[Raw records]
★ ★ ★ ★
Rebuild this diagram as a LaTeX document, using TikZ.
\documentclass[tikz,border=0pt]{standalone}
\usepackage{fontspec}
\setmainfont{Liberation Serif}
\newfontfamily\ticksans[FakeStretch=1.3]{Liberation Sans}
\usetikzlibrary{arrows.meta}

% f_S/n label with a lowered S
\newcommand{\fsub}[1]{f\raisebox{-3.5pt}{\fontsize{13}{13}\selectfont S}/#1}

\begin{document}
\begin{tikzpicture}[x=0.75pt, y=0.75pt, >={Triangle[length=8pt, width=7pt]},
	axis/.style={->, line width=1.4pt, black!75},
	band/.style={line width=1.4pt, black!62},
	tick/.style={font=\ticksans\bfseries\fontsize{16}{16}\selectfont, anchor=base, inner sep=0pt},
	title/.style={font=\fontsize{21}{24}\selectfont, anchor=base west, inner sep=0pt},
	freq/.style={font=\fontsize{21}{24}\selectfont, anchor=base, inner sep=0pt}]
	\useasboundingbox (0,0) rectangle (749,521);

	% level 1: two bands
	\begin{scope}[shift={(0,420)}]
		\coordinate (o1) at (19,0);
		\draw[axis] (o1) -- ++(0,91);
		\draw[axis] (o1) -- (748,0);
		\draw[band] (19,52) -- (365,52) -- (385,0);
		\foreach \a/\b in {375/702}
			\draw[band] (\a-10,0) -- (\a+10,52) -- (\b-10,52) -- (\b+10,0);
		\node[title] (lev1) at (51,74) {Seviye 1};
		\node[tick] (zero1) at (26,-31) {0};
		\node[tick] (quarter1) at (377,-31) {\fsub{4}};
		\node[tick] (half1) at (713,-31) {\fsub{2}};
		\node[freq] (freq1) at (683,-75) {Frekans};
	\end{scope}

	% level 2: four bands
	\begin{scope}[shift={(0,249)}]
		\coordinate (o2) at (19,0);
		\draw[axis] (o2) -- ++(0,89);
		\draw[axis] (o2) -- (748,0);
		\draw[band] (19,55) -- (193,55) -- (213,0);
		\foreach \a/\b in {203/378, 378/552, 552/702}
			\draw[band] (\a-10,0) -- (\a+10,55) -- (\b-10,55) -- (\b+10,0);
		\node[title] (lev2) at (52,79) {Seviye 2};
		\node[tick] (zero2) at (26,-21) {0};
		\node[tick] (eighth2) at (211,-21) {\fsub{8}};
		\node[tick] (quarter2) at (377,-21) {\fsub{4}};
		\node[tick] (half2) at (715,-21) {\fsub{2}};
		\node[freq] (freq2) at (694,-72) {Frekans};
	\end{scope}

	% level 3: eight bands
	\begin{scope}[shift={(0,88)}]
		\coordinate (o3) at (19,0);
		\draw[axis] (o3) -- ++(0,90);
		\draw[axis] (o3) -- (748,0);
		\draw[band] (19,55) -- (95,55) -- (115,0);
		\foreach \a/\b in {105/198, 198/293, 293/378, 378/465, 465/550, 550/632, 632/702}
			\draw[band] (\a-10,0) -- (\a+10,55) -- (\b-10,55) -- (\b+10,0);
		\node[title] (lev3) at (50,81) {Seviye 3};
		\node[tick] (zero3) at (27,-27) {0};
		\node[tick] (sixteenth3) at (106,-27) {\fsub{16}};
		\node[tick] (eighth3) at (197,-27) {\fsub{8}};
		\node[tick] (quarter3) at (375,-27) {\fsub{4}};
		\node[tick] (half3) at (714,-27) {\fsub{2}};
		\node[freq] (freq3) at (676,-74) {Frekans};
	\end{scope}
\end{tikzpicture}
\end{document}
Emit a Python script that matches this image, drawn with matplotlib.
★ ★ ★ ★
### Brief
The listing above must be transcribed exactly, line by line.

### Result of this exercise
Rebuild this diagram as a LaTeX document, using TikZ.
\documentclass[tikz,border=0pt]{standalone}
\usepackage{fontspec}
\setmainfont{Liberation Serif}
\newfontfamily\ticksans[FakeStretch=1.3]{Liberation Sans}
\usetikzlibrary{arrows.meta}

% f_S/n label with a lowered S
\newcommand{\fsub}[1]{f\raisebox{-3.5pt}{\fontsize{13}{13}\selectfont S}/#1}

\begin{document}
\begin{tikzpicture}[x=0.75pt, y=0.75pt, >={Triangle[length=8pt, width=7pt]},
	axis/.style={->, line width=1.4pt, black!75},
	band/.style={line width=1.4pt, black!62},
	tick/.style={font=\ticksans\bfseries\fontsize{16}{16}\selectfont, anchor=base, inner sep=0pt},
	title/.style={font=\fontsize{21}{24}\selectfont, anchor=base west, inner sep=0pt},
	freq/.style={font=\fontsize{21}{24}\selectfont, anchor=base, inner sep=0pt}]
	\useasboundingbox (0,0) rectangle (749,521);

	% level 1: two bands
	\begin{scope}[shift={(0,420)}]
		\coordinate (o1) at (19,0);
		\draw[axis] (o1) -- ++(0,91);
		\draw[axis] (o1) -- (748,0);
		\draw[band] (19,52) -- (365,52) -- (385,0);
		\foreach \a/\b in {375/702}
			\draw[band] (\a-10,0) -- (\a+10,52) -- (\b-10,52) -- (\b+10,0);
		\node[title] (lev1) at (51,74) {Seviye 1};
		\node[tick] (zero1) at (26,-31) {0};
		\node[tick] (quarter1) at (377,-31) {\fsub{4}};
		\node[tick] (half1) at (713,-31) {\fsub{2}};
		\node[freq] (freq1) at (683,-75) {Frekans};
	\end{scope}

	% level 2: four bands
	\begin{scope}[shift={(0,249)}]
		\coordinate (o2) at (19,0);
		\draw[axis] (o2) -- ++(0,89);
		\draw[axis] (o2) -- (748,0);
		\draw[band] (19,55) -- (193,55) -- (213,0);
		\foreach \a/\b in {203/378, 378/552, 552/702}
			\draw[band] (\a-10,0) -- (\a+10,55) -- (\b-10,55) -- (\b+10,0);
		\node[title] (lev2) at (52,79) {Seviye 2};
		\node[tick] (zero2) at (26,-21) {0};
		\node[tick] (eighth2) at (211,-21) {\fsub{8}};
		\node[tick] (quarter2) at (377,-21) {\fsub{4}};
		\node[tick] (half2) at (715,-21) {\fsub{2}};
		\node[freq] (freq2) at (694,-72) {Frekans};
	\end{scope}

	% level 3: eight bands
	\begin{scope}[shift={(0,88)}]
		\coordinate (o3) at (19,0);
		\draw[axis] (o3) -- ++(0,90);
		\draw[axis] (o3) -- (748,0);
		\draw[band] (19,55) -- (95,55) -- (115,0);
		\foreach \a/\b in {105/198, 198/293, 293/378, 378/465, 465/550, 550/632, 632/702}
			\draw[band] (\a-10,0) -- (\a+10,55) -- (\b-10,55) -- (\b+10,0);
		\node[title] (lev3) at (50,81) {Seviye 3};
		\node[tick] (zero3) at (27,-27) {0};
		\node[tick] (sixteenth3) at (106,-27) {\fsub{16}};
		\node[tick] (eighth3) at (197,-27) {\fsub{8}};
		\node[tick] (quarter3) at (375,-27) {\fsub{4}};
		\node[tick] (half3) at (714,-27) {\fsub{2}};
		\node[freq] (freq3) at (676,-74) {Frekans};
	\end{scope}
\end{tikzpicture}
\end{document}
Emit a Python script that matches this image, drawn with matplotlib.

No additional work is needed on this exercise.